Il ne faut pas la sous-estimer parce qu'elle n'est qu'une petite fille. Dora l'exploratrice vaut des milliards de dollars et pourrait bien contribuer à former une génération d'enfants plus tolérante et ouverte aux autres cultures.

Dix années se sont écoulées depuis que la latine Dora est devenue la première héroïne bilingue des émissions pour enfants et qu'elle a conquis les coeurs des bambins du monde entier.

Afin de célébrer cet anniversaire, la chaîne Nickelodeon a préparé une émission spéciale d'une heure où l'on pourra notamment entendre les voix des comédiens Rosie Perez, John Leguizamo et Hector Elizondo.

Un documentaire commenté par l'exploratrice elle-même a aussi été produit. Les créateurs et les experts de l'industrie ajouteront leur grain de sel entre les interventions des vedettes d'origine latine Salma Hayek et Shakira.

«Je pense que le fait que les enfants s'identifient à une fillette qui a une couleur de peau plus foncée et qui parle une autre langue (montre qu'ils sont plus ouverts)», estime le cocréateur et coproducteur exécutif Chris Gifford.

Une vraie bourlingueuse

«Dora l'exploratrice» a été traduite en 30 langues différentes et elle est diffusée dans 151 marchés différents à travers le monde.

Dans les pays anglophones comme les États-Unis, l'Australie, le Canada, la Nouvelle-Zélande et l'Irlande, Dora apprend l'espagnol aux enfants.

Au Québec et ailleurs dans le monde, l'aventureuse jeune fille apprend les rudiments de la langue de Shakespeare.

Selon Nickelodeon, la vente des produits dérivés de Dora a généré des profits de 11 milliards $ à travers le monde.

En France, la maison d'édition Albin Michel a vendu environ 12 millions de ses livres éducatifs - un pour chaque enfant de l'Hexagone, donc.

Latine par hasard

L'idée originale de l'émission n'avait rien à voir avec le bilinguisme, ni même avec une fillette en tant que tel.

«Elle ne devait pas être une »Latina« ou une héroïne. Nous avions en tête un personnage d'animal qui habitait dans la forêt!», explique la cocréatrice et coproductrice exécutive Valérie Walsh Valdes.

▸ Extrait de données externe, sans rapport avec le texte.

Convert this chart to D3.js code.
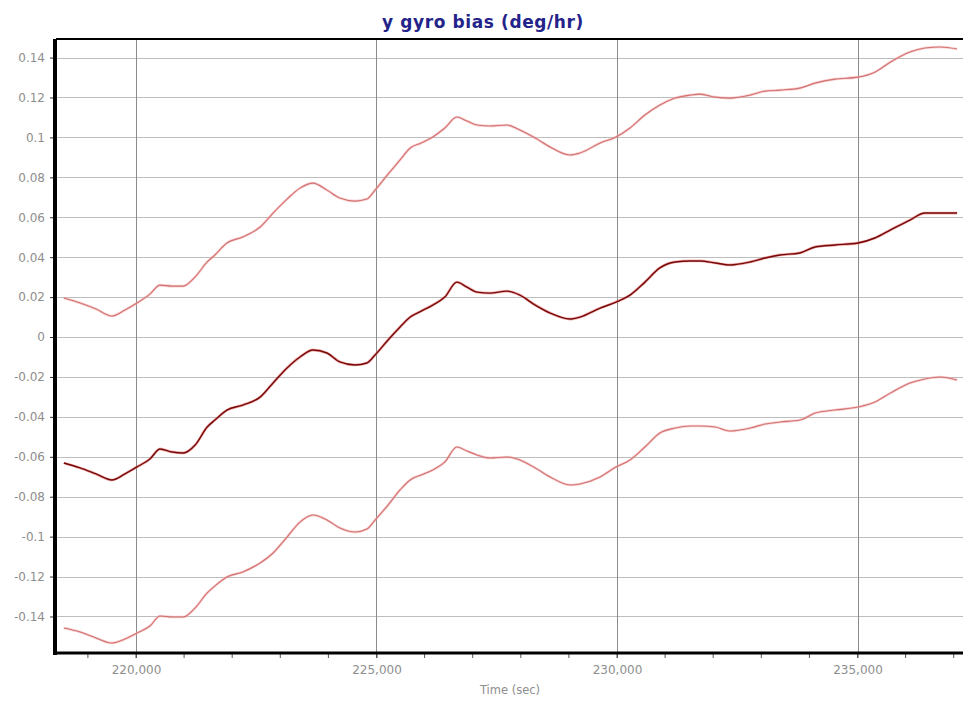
<!DOCTYPE html>
<html>
<head>
<meta charset="utf-8">
<script src="https://cdn.jsdelivr.net/npm/d3@7"></script>
<style>
  html, body { margin: 0; padding: 0; background: #fff; }
  svg { display: block; }
</style>
</head>
<body>
<svg id="chart" width="963" height="704"></svg>
<script>
// ---- data ----
const chartTitle = "y gyro bias (deg/hr)";
const xAxisTitle = "Time (sec)";

const timeSec = [218500, 218840, 219170, 219500, 219770, 220020, 220290, 220500, 220750, 220980,
  221230, 221480, 221640, 221890, 222220, 222580, 222850, 223140, 223410, 223680,
  223970, 224240, 224550, 224800, 224970, 225240, 225490, 225700, 225930, 226170,
  226420, 226670, 226880, 227090, 227360, 227710, 227980, 228300, 228610, 229020,
  229230, 229650, 229980, 230270, 230580, 230890, 231210, 231520, 231730, 232040,
  232350, 232770, 233080, 233390, 233800, 234120, 234530, 235010, 235360, 235680,
  236090, 236400, 236720, 237070];

const upperBound = [0.0195, 0.0170, 0.0140, 0.0105, 0.0135, 0.0170, 0.0215, 0.0260, 0.0255, 0.0255,
  0.0301, 0.0376, 0.0411, 0.0471, 0.0501, 0.0551, 0.0621, 0.0691, 0.0746, 0.0771,
  0.0736, 0.0696, 0.0681, 0.0691, 0.0736, 0.0816, 0.0887, 0.0947, 0.0972, 0.1002,
  0.1047, 0.1102, 0.1082, 0.1062, 0.1057, 0.1062, 0.1037, 0.0997, 0.0952, 0.0912,
  0.0922, 0.0972, 0.1002, 0.1047, 0.1112, 0.1162, 0.1197, 0.1212, 0.1217, 0.1202,
  0.1197, 0.1212, 0.1232, 0.1237, 0.1247, 0.1272, 0.1292, 0.1302, 0.1327, 0.1377,
  0.1428, 0.1448, 0.1453, 0.1443];

const biasEstimate = [-0.0631, -0.0656, -0.0686, -0.0716, -0.0686, -0.0651, -0.0611, -0.0561, -0.0576, -0.0581,
  -0.0541, -0.0451, -0.0416, -0.0366, -0.0341, -0.0301, -0.0230, -0.0155, -0.0100, -0.0065,
  -0.0080, -0.0125, -0.0140, -0.0130, -0.0090, -0.0015, 0.0050, 0.0100, 0.0130, 0.0160,
  0.0200, 0.0275, 0.0250, 0.0225, 0.0220, 0.0230, 0.0210, 0.0160, 0.0120, 0.0090,
  0.0100, 0.0145, 0.0175, 0.0210, 0.0275, 0.0346, 0.0376, 0.0381, 0.0381, 0.0371,
  0.0361, 0.0376, 0.0396, 0.0411, 0.0421, 0.0451, 0.0461, 0.0471, 0.0496, 0.0536,
  0.0586, 0.0621, 0.0621, 0.0621];

const lowerBound = [-0.1458, -0.1478, -0.1508, -0.1533, -0.1513, -0.1483, -0.1448, -0.1398, -0.1403, -0.1403,
  -0.1357, -0.1282, -0.1247, -0.1202, -0.1177, -0.1132, -0.1082, -0.1002, -0.0927, -0.0892,
  -0.0917, -0.0957, -0.0977, -0.0962, -0.0917, -0.0842, -0.0766, -0.0716, -0.0691, -0.0666,
  -0.0626, -0.0551, -0.0571, -0.0591, -0.0606, -0.0601, -0.0616, -0.0656, -0.0701, -0.0741,
  -0.0736, -0.0701, -0.0651, -0.0616, -0.0551, -0.0481, -0.0456, -0.0446, -0.0446, -0.0451,
  -0.0471, -0.0456, -0.0436, -0.0426, -0.0416, -0.0381, -0.0366, -0.0351, -0.0326, -0.0281,
  -0.0230, -0.0210, -0.0200, -0.0215];

const xTickValues = [220000, 225000, 230000, 235000];
const yTickValues = [-0.14, -0.12, -0.1, -0.08, -0.06, -0.04, -0.02, 0, 0.02, 0.04, 0.06, 0.08, 0.1, 0.12, 0.14];

// ---- layout ----
const plot = { left: 56, top: 39, right: 963, bottom: 653 };

const svg = d3.select("#chart");

const x = d3.scaleLinear().domain([218337, 237193]).range([plot.left, plot.right]);
const y = d3.scaleLinear().domain([-0.1583, 0.1493]).range([plot.bottom, plot.top]);

svg.append("defs").append("clipPath").attr("id", "clip")
  .append("rect").attr("x", plot.left).attr("y", plot.top)
  .attr("width", plot.right - plot.left).attr("height", plot.bottom - plot.top);

// horizontal grid
svg.append("g").selectAll("line").data(yTickValues).join("line")
  .attr("x1", plot.left).attr("x2", plot.right)
  .attr("y1", d => Math.round(y(d)) + 0.5).attr("y2", d => Math.round(y(d)) + 0.5)
  .attr("stroke", "#bdbdbd").attr("stroke-width", 1.2);

// vertical grid
svg.append("g").selectAll("line").data(xTickValues).join("line")
  .attr("x1", d => Math.round(x(d)) + 0.5).attr("x2", d => Math.round(x(d)) + 0.5)
  .attr("y1", plot.top).attr("y2", plot.bottom)
  .attr("stroke", "#8c8c8c").attr("stroke-width", 1);

// series
const lineGen = d3.line()
  .x((d, i) => x(timeSec[i]))
  .y(d => y(d))
  .curve(d3.curveMonotoneX);

const g = svg.append("g").attr("clip-path", "url(#clip)");
function drawSeries(values, haloColor, haloW, coreColor, coreW) {
  g.append("path").datum(values).attr("d", lineGen)
    .attr("fill", "none").attr("stroke", haloColor).attr("stroke-width", haloW).attr("opacity", 0.55);
  g.append("path").datum(values).attr("d", lineGen)
    .attr("fill", "none").attr("stroke", coreColor).attr("stroke-width", coreW);
}
drawSeries(upperBound, "#f4a8a8", 2.6, "#d27272", 1.1);
drawSeries(lowerBound, "#f4a8a8", 2.6, "#d27272", 1.1);
drawSeries(biasEstimate, "#e46a6a", 2.8, "#760808", 1.4);

// top border
svg.append("line").attr("x1", plot.left).attr("x2", plot.right)
  .attr("y1", plot.top).attr("y2", plot.top)
  .attr("stroke", "#000").attr("stroke-width", 2);

// y axis
const yMinor = d3.range(-0.158, 0.1495, 0.002);
const yAxis = d3.axisLeft(y)
  .tickValues(yTickValues)
  .tickSize(6)
  .tickFormat(d => String(+d.toFixed(2)));
const yG = svg.append("g").attr("transform", `translate(${plot.left},0)`).call(yAxis);
yG.select(".domain").remove();
yG.selectAll(".tick line").attr("stroke", "#333").attr("stroke-width", 1);
yG.selectAll(".tick text")
  .attr("x", -11)
  .attr("fill", "#8e8e8e")
  .style("font-family", "'DejaVu Sans', Verdana, sans-serif")
  .style("font-size", "12px");
svg.append("g").selectAll("line").data(yMinor).join("line")
  .attr("x1", plot.left - 3).attr("x2", plot.left)
  .attr("y1", d => y(d)).attr("y2", d => y(d))
  .attr("stroke", "#444").attr("stroke-width", 1);
svg.append("line").attr("x1", plot.left - 1).attr("x2", plot.left - 1)
  .attr("y1", plot.top).attr("y2", plot.bottom + 2)
  .attr("stroke", "#000").attr("stroke-width", 4);

// x axis
const xMinor = d3.range(219000, 237001, 1000);
svg.append("g").selectAll("line").data(xMinor).join("line")
  .attr("x1", d => x(d)).attr("x2", d => x(d))
  .attr("y1", plot.bottom).attr("y2", plot.bottom + 5)
  .attr("stroke", "#555").attr("stroke-width", 1);
const xAxis = d3.axisBottom(x).tickValues(xTickValues).tickSize(5).tickFormat(d3.format(","));
const xG = svg.append("g").attr("transform", `translate(0,${plot.bottom})`).call(xAxis);
xG.select(".domain").remove();
xG.selectAll(".tick line").attr("stroke", "#555");
xG.selectAll(".tick text")
  .attr("y", 12)
  .attr("fill", "#8e8e8e")
  .style("font-family", "'DejaVu Sans', Verdana, sans-serif")
  .style("font-size", "12px");
svg.append("line").attr("x1", plot.left - 3).attr("x2", plot.right)
  .attr("y1", plot.bottom).attr("y2", plot.bottom)
  .attr("stroke", "#000").attr("stroke-width", 3);

// axis title
svg.append("text")
  .attr("x", 510).attr("y", 694)
  .attr("text-anchor", "middle")
  .attr("fill", "#8e8e8e")
  .style("font-family", "'DejaVu Sans', Verdana, sans-serif")
  .style("font-size", "11.5px")
  .text(xAxisTitle);

// chart title
svg.append("text")
  .attr("x", 483).attr("y", 28)
  .attr("text-anchor", "middle")
  .attr("fill", "#23238a")
  .style("font-family", "'DejaVu Sans', Verdana, sans-serif")
  .style("font-weight", "bold")
  .style("font-size", "17px")
  .style("letter-spacing", "0.6px")
  .text(chartTitle);
</script>
</body>
</html>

«En fait, c'est Nickelodeon qui nous a demandé de penser à en faire un personnage latin puisqu'une étude récente démontrait qu'il n'y avait pas de personnage bilingue positif dans les émissions jeunesse.»

Les producteurs se sont donc tournés vers des experts, notamment l'historien Carlos E. Cortes.

«Sa contribution nous a aidés à trouver la meilleure façon de bien présenter la culture latine de Dora», souligne Chris Gifford.

Carlos E. Cortes est «ravi» du personnage qu'il a aidé à mettre au monde. «J'apprécie surtout l'impact qu'elle semble avoir sur les jeunes», affirme le professeur d'histoire émérite de l'Université de Californie.

«Les enfants d'origine latine sont fiers d'avoir une représentante comme elle tandis que les autres apprennent à aimer un personnage différent.»

Chaque épisode s'appuie sur les conseils d'éducateurs et d'experts en culture et peut prendre jusqu'à un an à produire. Et Dora doit ensuite se soumettre à un jury redoutable: les quelque 75 enfants qui prévisionnent chaque épisode.

Les vedettes honorent Dora

Les plus vieux de la tribu Jolie-Pitt en raffolent. Ils se sont d'ailleurs préparés à l'arrivée des jumeaux Vivienne Marcheline et Knox Léon en écoutant Dora.

«Il y a un épisode où la mère de Dora accouche de jumeaux, un garçon et une fille», a expliqué l'actrice au magazine People en 2008. Les aînés de la famille «l'ont beaucoup écouté».

La comédienne et productrice Salma Hayek, qui a été invitée à participer au documentaire, est une inconditionnelle.

«Je l'adore! Elle fait partie de la relation que j'ai avec mon enfant», a-t-elle dit en mars lors de la conférence de presse soulignant le 10e anniversaire de la série.

Et Dora pourrait bien avoir une influence sur la société américaine à long terme, croit Carlos E. Cortes. Car les enfants qui écoutaient Dora en 2000 avaient cinq ans. Ils en ont maintenant quinze et pourront voter dans trois ans.

«Je pense que nous verrons une différence, indique Carlos E. Cortes. On ne peut en être certain, mais notre souhait, c'est que les jeunes de tous les milieux soient plus ouverts.»

«Si Dora peut faire ça, son impact est inimaginable.»